Thursday, June 4, 2009

Dazhai

I am writing from a cave in the middle of a village in the middle of nowhere.
There is no internet here which is why this post is delayed.

The bus ride to get to this village, Dazhai, is a story in itself. The small bus couldn’t fit all of our luggage In the bottom storage, so we had to sqeeze suitcases and backpacks on seats. The 5 ½ bus ride was crowded. I sat next to Joe who always provides colorful commentary. Mao, who is omnipresent in China and especially in Dazhai, sat on the windshield and stared at me the entire ride. Jackie Chan movies and Chinese music videos played on the tv.
After making a stop in which Joe stepped in what appeared to be human feces, we arrived at a gate lit by neon lights. It was what I imagine the drive to Las Vegas to be-darkness for miles and all of the sudden bright lights and buildings.
I was assigned housing with Taylor, Li Yan, Constance, and Wensess. (Li Yan has since left due to our living conditions and Kristen has replaced her). We live in an arch shaped room that is built into the mountain-essentially a cave. If we walk out of our room there is a courtyard that connects a few other bedrooms, a kitchen, a store owned by the family, chicken coops, and the exit to the main road of the village. There is no shower and no bathroom. Public bathhouses are squat toilets that smell awful and have no electricity. (Thank goodness for my headlamp). A few homes have showers and Western toilets, but we seem to have it the worst. Most of us haven’t showered yet, and won’t for the 3 days we are here. We all smell great. I finally changed my underwear and clothes yesterday. Every room seems to have a poster of Moa peering at us and the whole town follows this pattern. I didn’t feel as if I was in communist China until I was here. The whole town is full of propoganda art, posters, and possibly music (not that I can understand it).

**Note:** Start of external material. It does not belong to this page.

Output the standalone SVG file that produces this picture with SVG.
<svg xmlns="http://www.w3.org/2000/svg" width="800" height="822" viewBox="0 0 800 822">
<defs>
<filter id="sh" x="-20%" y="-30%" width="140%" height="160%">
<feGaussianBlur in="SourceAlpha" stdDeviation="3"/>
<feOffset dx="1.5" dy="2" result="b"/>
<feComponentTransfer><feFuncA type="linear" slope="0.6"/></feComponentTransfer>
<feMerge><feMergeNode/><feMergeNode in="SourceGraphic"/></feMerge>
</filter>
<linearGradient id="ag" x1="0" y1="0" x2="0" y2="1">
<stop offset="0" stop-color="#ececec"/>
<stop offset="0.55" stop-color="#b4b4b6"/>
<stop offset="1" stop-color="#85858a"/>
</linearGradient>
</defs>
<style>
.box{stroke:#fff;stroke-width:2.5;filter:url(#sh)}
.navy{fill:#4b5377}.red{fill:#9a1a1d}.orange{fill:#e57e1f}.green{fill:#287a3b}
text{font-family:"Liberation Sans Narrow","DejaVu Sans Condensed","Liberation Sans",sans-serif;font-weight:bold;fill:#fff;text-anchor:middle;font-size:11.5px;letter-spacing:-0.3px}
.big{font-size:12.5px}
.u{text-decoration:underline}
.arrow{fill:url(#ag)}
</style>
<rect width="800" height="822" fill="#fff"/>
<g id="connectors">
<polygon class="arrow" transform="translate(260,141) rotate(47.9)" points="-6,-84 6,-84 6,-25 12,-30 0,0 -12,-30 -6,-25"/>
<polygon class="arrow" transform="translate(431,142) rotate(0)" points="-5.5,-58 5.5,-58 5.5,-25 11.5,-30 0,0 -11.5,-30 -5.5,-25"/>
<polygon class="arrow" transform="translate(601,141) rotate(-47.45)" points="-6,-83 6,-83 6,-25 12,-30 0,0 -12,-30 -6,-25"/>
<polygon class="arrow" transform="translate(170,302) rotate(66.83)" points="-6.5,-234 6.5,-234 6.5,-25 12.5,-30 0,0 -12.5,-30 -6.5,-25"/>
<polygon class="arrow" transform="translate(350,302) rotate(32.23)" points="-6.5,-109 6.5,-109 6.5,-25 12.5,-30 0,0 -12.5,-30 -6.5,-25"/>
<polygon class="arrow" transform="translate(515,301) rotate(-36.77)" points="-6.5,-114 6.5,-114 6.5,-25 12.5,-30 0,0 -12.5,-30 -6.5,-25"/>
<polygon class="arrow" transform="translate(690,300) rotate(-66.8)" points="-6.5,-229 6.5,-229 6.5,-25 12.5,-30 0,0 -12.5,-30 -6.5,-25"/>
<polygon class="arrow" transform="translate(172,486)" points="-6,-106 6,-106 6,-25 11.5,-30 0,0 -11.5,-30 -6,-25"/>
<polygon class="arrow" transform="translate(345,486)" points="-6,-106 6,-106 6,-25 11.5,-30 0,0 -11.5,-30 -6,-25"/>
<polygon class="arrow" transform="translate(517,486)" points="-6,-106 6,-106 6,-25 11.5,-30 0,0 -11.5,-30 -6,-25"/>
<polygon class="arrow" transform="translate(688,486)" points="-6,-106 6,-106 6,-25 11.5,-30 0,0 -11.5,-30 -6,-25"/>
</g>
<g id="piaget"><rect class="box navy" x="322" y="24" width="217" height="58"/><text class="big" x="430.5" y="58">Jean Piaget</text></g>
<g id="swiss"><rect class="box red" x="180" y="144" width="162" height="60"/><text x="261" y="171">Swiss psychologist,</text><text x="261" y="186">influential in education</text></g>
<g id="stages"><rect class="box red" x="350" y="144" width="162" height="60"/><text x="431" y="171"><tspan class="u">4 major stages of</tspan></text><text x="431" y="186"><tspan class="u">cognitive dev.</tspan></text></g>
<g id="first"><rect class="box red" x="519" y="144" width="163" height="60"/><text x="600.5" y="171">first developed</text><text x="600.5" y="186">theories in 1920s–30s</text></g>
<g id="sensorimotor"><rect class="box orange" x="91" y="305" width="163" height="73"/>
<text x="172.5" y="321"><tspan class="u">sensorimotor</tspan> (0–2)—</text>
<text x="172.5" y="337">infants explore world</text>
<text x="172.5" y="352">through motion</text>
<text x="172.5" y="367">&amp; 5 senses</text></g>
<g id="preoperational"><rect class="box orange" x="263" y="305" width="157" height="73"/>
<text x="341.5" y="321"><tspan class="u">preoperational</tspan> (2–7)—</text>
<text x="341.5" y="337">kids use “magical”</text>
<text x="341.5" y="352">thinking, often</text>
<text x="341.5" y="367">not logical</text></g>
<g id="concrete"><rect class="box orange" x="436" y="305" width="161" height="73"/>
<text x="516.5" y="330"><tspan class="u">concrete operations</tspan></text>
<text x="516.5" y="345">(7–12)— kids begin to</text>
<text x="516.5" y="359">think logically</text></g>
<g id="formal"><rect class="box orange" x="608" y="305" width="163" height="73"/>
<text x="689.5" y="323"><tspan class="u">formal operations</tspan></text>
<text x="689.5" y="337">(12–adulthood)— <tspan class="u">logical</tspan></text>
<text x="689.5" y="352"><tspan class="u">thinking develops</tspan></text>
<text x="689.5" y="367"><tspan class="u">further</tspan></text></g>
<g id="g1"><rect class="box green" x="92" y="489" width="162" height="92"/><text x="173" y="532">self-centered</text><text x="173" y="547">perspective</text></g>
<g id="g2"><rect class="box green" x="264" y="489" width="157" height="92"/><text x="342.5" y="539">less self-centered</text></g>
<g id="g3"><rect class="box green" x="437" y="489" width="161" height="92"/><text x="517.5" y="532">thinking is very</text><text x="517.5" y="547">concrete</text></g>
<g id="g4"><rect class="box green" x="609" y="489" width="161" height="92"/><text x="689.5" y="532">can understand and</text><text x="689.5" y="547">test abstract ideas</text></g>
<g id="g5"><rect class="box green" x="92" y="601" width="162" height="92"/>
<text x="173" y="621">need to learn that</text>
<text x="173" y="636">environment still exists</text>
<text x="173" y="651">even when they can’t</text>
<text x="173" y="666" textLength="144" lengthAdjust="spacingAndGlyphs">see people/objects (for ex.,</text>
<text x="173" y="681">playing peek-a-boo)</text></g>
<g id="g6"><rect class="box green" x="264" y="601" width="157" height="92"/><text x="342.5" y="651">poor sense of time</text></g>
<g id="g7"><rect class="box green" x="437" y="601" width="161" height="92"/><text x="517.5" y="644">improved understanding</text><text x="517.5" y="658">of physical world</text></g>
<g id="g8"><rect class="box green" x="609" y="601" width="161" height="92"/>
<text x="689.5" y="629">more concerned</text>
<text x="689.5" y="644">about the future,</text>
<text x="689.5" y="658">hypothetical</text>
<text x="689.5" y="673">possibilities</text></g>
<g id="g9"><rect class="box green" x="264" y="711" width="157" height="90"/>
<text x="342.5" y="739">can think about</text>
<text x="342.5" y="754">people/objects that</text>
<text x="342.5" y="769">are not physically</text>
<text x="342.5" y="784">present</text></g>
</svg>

Dazhai was once the model commune, but now is a collective community. The town gives students who go off to college money, donate to the elders of the town and help eachtoehr out, but there are definitely those who have more than others.

All of our meals are served by the family with which we live. Most of the food is tasteless. We all know I am NOT a picky eater so I eat it all, but a lot of it is pretty awful. We all keep talking about what food we would kill for. Mine is a hoagie.
Today Josh and I found a woman outside the school selling spicy kabobs. Best food yet in this town. I got tofu and califlour and quail eggs.

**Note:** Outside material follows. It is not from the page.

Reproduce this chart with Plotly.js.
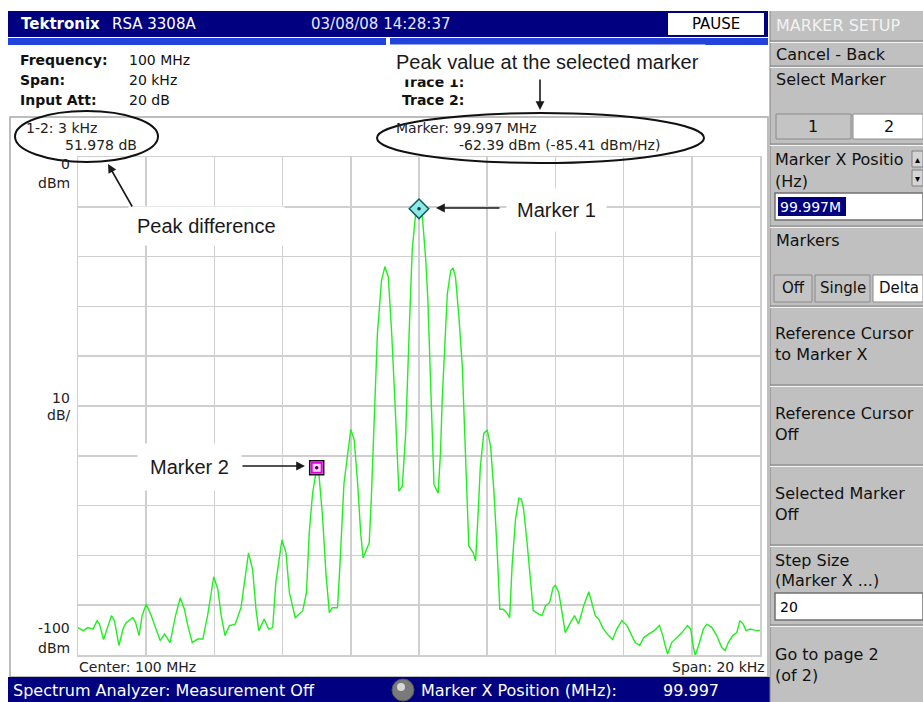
<!DOCTYPE html>
<html>
<head>
<meta charset="utf-8">
<script src="https://cdn.plot.ly/plotly-3.0.1.min.js"></script>
<style>
html,body{margin:0;padding:0;background:#fff;}
#chart{width:923px;height:702px;}
</style>
</head>
<body>
<div id="chart"></div>
<script>
// ---- data (frequency offset from 100 MHz centre in kHz, level in dBm) ----
const freqOffsetKHz = [
-10.00,-9.85,-9.71,-9.56,-9.44,-9.37,-9.25,-9.15,-9.02,-8.93,-8.80,-8.68,-8.59,-8.39,-8.31,-8.21,-8.12,-8.00,
-7.85,-7.73,-7.59,-7.46,-7.30,-7.14,-7.00,-6.88,-6.78,-6.65,-6.49,-6.34,-6.20,-6.02,-5.90,-5.80,-5.69,-5.56,
-5.39,-5.22,-5.00,-4.88,-4.78,-4.70,-4.54,-4.41,-4.29,-4.20,-4.02,-3.90,-3.80,-3.63,-3.41,-3.30,-3.22,-3.12,
-3.00,-2.93,-2.83,-2.73,-2.63,-2.54,-2.39,-2.32,-2.20,-2.00,-1.90,-1.80,-1.71,-1.64,-1.46,-1.40,-1.32,-1.22,
-1.10,-1.00,-0.90,-0.80,-0.70,-0.59,-0.49,-0.39,-0.29,-0.20,-0.10,0.00,
0.10,0.20,0.26,0.32,0.39,0.44,0.56,0.63,0.68,0.75,0.83,0.93,1.00,1.07,1.17,1.27,1.32,1.40,1.46,1.59,1.66,
1.73,1.80,1.90,2.00,2.10,2.20,2.29,2.37,2.47,2.57,2.66,2.73,2.83,2.93,3.00,3.07,3.17,3.27,3.35,3.51,3.61,
3.71,3.83,3.93,4.00,4.10,4.20,4.29,4.44,4.56,4.68,4.83,4.98,5.07,5.17,5.27,5.41,5.56,5.68,5.80,5.95,6.10,
6.21,6.34,6.47,6.59,6.73,6.90,7.05,7.15,7.22,7.29,7.41,7.56,7.71,7.87,7.97,8.03,8.10,8.20,8.34,8.44,8.59,
8.73,8.88,8.98,9.07,9.20,9.32,9.41,9.51,9.59,9.71,9.85,10.00];
const levelDbm = [
-94.5,-95.1,-94.5,-94.8,-93.1,-93.8,-96.9,-94.8,-92.1,-93.1,-98.1,-94.8,-93.5,-92.5,-93.5,-96.1,-92.1,-89.8,
-92.1,-94.5,-97.1,-95.8,-97.5,-92.1,-88.5,-90.8,-94.1,-97.5,-96.8,-96.8,-92.1,-84.3,-86.8,-92.1,-96.1,-94.1,
-93.8,-90.5,-79.5,-82.8,-90.8,-95.1,-92.8,-94.8,-94.5,-85.5,-76.9,-79.5,-87.5,-92.5,-91.1,-87.5,-75.5,-67.5,
-62.4,-64.1,-72.1,-83.5,-91.5,-90.5,-90.5,-82.1,-65.5,-54.7,-56.8,-65.5,-75.5,-80.5,-77.5,-68.8,-52.8,-35.5,
-24.8,-22.0,-24.1,-35.5,-50.1,-67.1,-66.1,-55.5,-35.5,-18.8,-11.5,-10.4,
-12.1,-20.8,-28.8,-43.5,-55.5,-65.8,-67.5,-59.5,-48.8,-38.8,-27.5,-22.8,-22.3,-24.1,-32.1,-42.1,-52.1,-68.8,-78.1,-79.5,-81.1,
-72.1,-62.1,-55.5,-54.8,-58.1,-67.5,-78.8,-90.8,-90.8,-91.5,-92.5,-82.1,-72.8,-68.5,-68.7,-70.8,-77.5,-84.8,-91.1,-91.8,-92.1,
-90.1,-89.5,-86.5,-86.0,-87.5,-92.1,-95.5,-93.5,-92.1,-93.8,-90.1,-87.3,-89.5,-92.1,-92.8,-94.8,-96.1,-96.9,-94.8,-93.1,-94.1,
-95.8,-97.5,-98.1,-96.5,-95.8,-95.1,-94.1,-96.1,-98.1,-99.8,-97.5,-96.5,-95.5,-94.1,-94.8,-97.8,-100.1,-98.1,-94.8,-93.8,-94.5,
-96.1,-98.5,-99.1,-97.5,-96.1,-95.5,-93.1,-93.8,-95.1,-94.8,-95.0,-95.1];
const markerNames = ["Marker 1","Marker 2"];
const markerOffsetKHz = [0, -3];
const markerLevelDbm = [-10.41, -62.39];
const yTickLabels = [["0","dBm"],["10","dB/"],["-100","dBm"]];

// ---- pixel helpers for screen chrome ----
const L=78, R=760, T=157, B=655;
const X = px => (px-L)/(R-L);
const Y = py => (B-py)/(B-T);
const F = 'DejaVu Sans, Verdana, sans-serif';
const CF = 'Liberation Sans Narrow, Arial Narrow, Liberation Sans, Arial, sans-serif';

const shapes = [];
const ann = [];
function rect(x0,y0,x1,y1,fill,line,lw,layer){
  shapes.push({type:'rect',xref:'paper',yref:'paper',x0:X(x0),x1:X(x1),y0:Y(y1),y1:Y(y0),
    fillcolor:fill||'rgba(0,0,0,0)',line:{color:line||'rgba(0,0,0,0)',width:lw||0},layer:layer||'above'});
}
function hline(x0,x1,y,color,w){
  shapes.push({type:'line',xref:'paper',yref:'paper',x0:X(x0),x1:X(x1),y0:Y(y),y1:Y(y),line:{color:color,width:w||1},layer:'above'});
}
function ellipse(x0,y0,x1,y1,fill,line,lw){
  shapes.push({type:'circle',xref:'paper',yref:'paper',x0:X(x0),x1:X(x1),y0:Y(y1),y1:Y(y0),
    fillcolor:fill||'rgba(0,0,0,0)',line:{color:line||'rgba(0,0,0,0)',width:lw||0},layer:'above'});
}
function txt(t,px,py,o){
  o=o||{};
  ann.push({text:t,xref:'paper',yref:'paper',x:X(px),y:Y(py),xanchor:o.anchor||'left',yanchor:'middle',
    showarrow:false,font:{family:o.family||F,size:o.size||14,color:o.color||'#111'},
    bgcolor:o.bg||'rgba(0,0,0,0)',borderpad:o.pad||0});
}
function arrow(hx,hy,tx,ty){
  ann.push({text:'',xref:'paper',yref:'paper',x:X(hx),y:Y(hy),ax:tx-hx,ay:ty-hy,showarrow:true,
    arrowhead:2,arrowsize:1.1,arrowwidth:1.6,arrowcolor:'#1a1a1a',standoff:0});
}

// frame around the graph
rect(10,117,768,677,null,'#a8a8a8',1.5,'below');

// title bar
rect(8,11,768,37,'#000080');
txt('<b>Tektronix</b>',20,24,{color:'#fff',size:15});
txt('RSA 3308A',111,24,{color:'#fff',size:15});
txt('03/08/08 14:28:37',310,24,{color:'#e8e8ff',size:15});
rect(668,13,764,35,'#ffffff');
txt('PAUSE',716,24,{anchor:'center',size:15,color:'#000'});
rect(8,38,386,45,'#2244dd');
rect(390,38,768,45,'#2244dd');

// header
txt('<b>Frequency:</b>',19,60,{size:14});
txt('<b>Span:</b>',19,80,{size:14});
txt('<b>Input Att:</b>',19,100,{size:14});
txt('100 MHz',128,60,{size:14});
txt('20 kHz',128,80,{size:14});
txt('20 dB',128,100,{size:14});
txt('<b>Trace 1:</b>',401,82,{size:14});
txt('<b>Trace 2:</b>',401,100,{size:14});
txt('Peak value at the selected marker',389,62,{family:CF,size:20,color:'#1a1a1a',bg:'#fff',pad:6});
arrow(540,110,540,78);

// in-graph readouts
txt('1-2: 3 kHz',25,128,{size:14,color:'#222'});
txt('51.978 dB',138,145,{anchor:'right',size:14,color:'#222'});
txt('Marker: 99.997 MHz',395,128,{size:14,color:'#222'});
txt('-62.39 dBm (-85.41 dBm/Hz)',458,145,{size:14,color:'#222'});
ellipse(15,111,158,162,null,'#111',2);
ellipse(377,113,704,163,null,'#111',2);

// y labels
const yLabY = [[164,183],[398,415],[628,648]];
yTickLabels.forEach((p,i)=>{
  txt(p[0],71,yLabY[i][0],{anchor:'right',size:14,color:'#222'});
  txt(p[1],71,yLabY[i][1],{anchor:'right',size:14,color:'#222'});
});
txt('Center: 100 MHz',78,667,{size:14,color:'#222'});
txt('Span: 20 kHz',766,667,{anchor:'right',size:14,color:'#222'});

// callouts
txt('Peak difference',206,226,{anchor:'center',family:CF,size:20,color:'#1a1a1a',bg:'#fff',pad:8});
arrow(108,164,133,208);
txt(markerNames[0],556,210,{anchor:'center',family:CF,size:20,color:'#1a1a1a',bg:'#fff',pad:10});
arrow(436,208,501,208);
txt(markerNames[1],189,467,{anchor:'center',family:CF,size:20,color:'#1a1a1a',bg:'#fff',pad:12});
arrow(305,466,241,466);

// bottom bar
rect(8,677,770,702,'#000080');
txt('Spectrum Analyzer: Measurement Off',12,690,{color:'#fff',size:16});
ellipse(392,679,414,701,'#7a7a7a','#555',1);
ellipse(397,683,405,691,'#d8d8d8',null,0);
txt('Marker X Position (MHz):',420,690,{color:'#fff',size:16});
txt('99.997',662,690,{color:'#fff',size:16});

// right panel
rect(770,11,923,702,'#c0c0c0');
shapes.push({type:'line',xref:'paper',yref:'paper',x0:X(770),x1:X(770),y0:Y(11),y1:Y(702),line:{color:'#808080',width:1},layer:'above'});
function sep(y){hline(770,923,y,'#808080',1.2);hline(770,923,y+1.5,'#f4f4f4',1);}
txt('MARKER SETUP',775,25,{size:16,color:'#f2f2f2'});
sep(41);
txt('Cancel - Back',775,54,{size:16});
sep(66);
txt('Select Marker',775,79,{size:16});
rect(776,114,851,139,'#c4c4c4','#8a8a8a',1);
rect(853,114,923,139,'#ffffff','#8a8a8a',1);
txt('1',813,127,{anchor:'center',size:16});
txt('2',889,127,{anchor:'center',size:16});
sep(144);
txt('Marker X Positio',774,159,{size:16});
txt('(Hz)',774,181,{size:16});
rect(912,151,923,167,'#d4d4d4','#808080',1);
rect(912,170,923,186,'#d4d4d4','#808080',1);
txt('▴',917,159,{anchor:'center',size:10,color:'#000'});
txt('▾',917,178,{anchor:'center',size:10,color:'#000'});
rect(775,193,923,220,'#ffffff','#707070',1.5);
rect(778,197,846,216,'#000080');
txt('99.997M',779,207,{size:14,color:'#fff'});
sep(226);
txt('Markers',775,240,{size:16});
rect(774,275,812,302,'#c4c4c4','#8a8a8a',1);
rect(815,275,870,302,'#c4c4c4','#8a8a8a',1);
rect(873,275,923,302,'#ffffff','#8a8a8a',1);
txt('Off',793,288,{anchor:'center',size:15});
txt('Single',843,288,{anchor:'center',size:15});
txt('Delta',878,288,{size:15});
sep(306);
txt('Reference Cursor',774,333,{size:16});
txt('to Marker X',774,354,{size:16});
sep(385);
txt('Reference Cursor',774,413,{size:16});
txt('Off',774,434,{size:16});
sep(465);
txt('Selected Marker',774,493,{size:16});
txt('Off',774,514,{size:16});
sep(545);
txt('Step Size',774,560,{size:16});
txt('(Marker X ...)',774,580,{size:16});
rect(775,593,923,620,'#ffffff','#707070',1.5);
txt('20',779,607,{size:14,color:'#000'});
sep(625);
txt('Go to page 2',774,654,{size:16});
txt('(of 2)',774,675,{size:16});

const traces = [
  {x:freqOffsetKHz,y:levelDbm,type:'scatter',mode:'lines',line:{color:'#22ee22',width:1.4},hoverinfo:'skip'},
  {x:[markerOffsetKHz[0]],y:[markerLevelDbm[0]],type:'scatter',mode:'markers',cliponaxis:false,
   marker:{symbol:'diamond',size:15,color:'#8ee8e8',line:{color:'#0d5c5c',width:1.5}}},
  {x:[markerOffsetKHz[0]],y:[markerLevelDbm[0]],type:'scatter',mode:'markers',cliponaxis:false,
   marker:{symbol:'circle',size:3.5,color:'#0d3c3c'}},
  {x:[markerOffsetKHz[1]],y:[markerLevelDbm[1]],type:'scatter',mode:'markers',cliponaxis:false,
   marker:{symbol:'square',size:14,color:'#ffd8ff',line:{color:'#111',width:1.5}}},
  {x:[markerOffsetKHz[1]],y:[markerLevelDbm[1]],type:'scatter',mode:'markers',cliponaxis:false,
   marker:{symbol:'square-open',size:10,color:'#e000e0',line:{color:'#e000e0',width:2}}},
  {x:[markerOffsetKHz[1]],y:[markerLevelDbm[1]],type:'scatter',mode:'markers',cliponaxis:false,
   marker:{symbol:'circle',size:3.5,color:'#400040'}}
];

const layout = {
  width:923,height:702,
  margin:{l:78,r:163,t:157,b:47,pad:0},
  paper_bgcolor:'#ffffff',plot_bgcolor:'#ffffff',
  showlegend:false,
  xaxis:{range:[-10,10],dtick:2,tick0:-10,showticklabels:false,ticks:'',showgrid:true,gridcolor:'#cfcfcf',gridwidth:1.5,
         zeroline:false,showline:true,mirror:true,linecolor:'#cfcfcf',linewidth:1.5,fixedrange:true},
  yaxis:{range:[-100,0],dtick:10,tick0:-100,showticklabels:false,ticks:'',showgrid:true,gridcolor:'#cfcfcf',gridwidth:1.5,
         zeroline:false,showline:true,mirror:true,linecolor:'#cfcfcf',linewidth:1.5,fixedrange:true},
  shapes:shapes,
  annotations:ann
};
Plotly.newPlot('chart',traces,layout,{displayModeBar:false,staticPlot:true});
</script>
</body>
</html>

There is NOTHING to do in this town. So far we have gone for a “hike”, worked in the fields, went to a cement factory (as trhilling as it sounds), went to a sweater factory that wasn’t really a factory, played ping pong, TOOK NAPS!, talked about how much we need to shower, went a nonexistanet farmers market, eaten a lot of ice cream (the only food for sale in this village seems to be ice cream and alcohol), I got lost alone and tried to get a ride but failed, played with kids, got soaked and cold on our hike, and threw a cave party where the Chinese men invited our “men” to do shots of bijou (a STRONG Chinese alcohol that is remniscent of nail polish removier). Our “men” got very intoxicated and Josh even fell in front of Chris and needless to say did not join us this morning on our tours. We bonded a lot last night and I expect the lack of excitemnt in this town will force a cave party to happen again.
Tomorrow we are going to play with kids at the school! Tomorrow night we have an overnight train to Xian. From 9pm to 7am. It will be interesting-all of us crowded into a train car 3 bunk beds high, all unshowered and smelling awful.

My nose is really dry from the air and is bloody and gross. Grace made me put tampons up there to soak up blood and then the town doctor put alcohol up there andit burned.



People are really miserable here. I’m used to being gross and not showering from camp, but I will really enjoy going back to a city.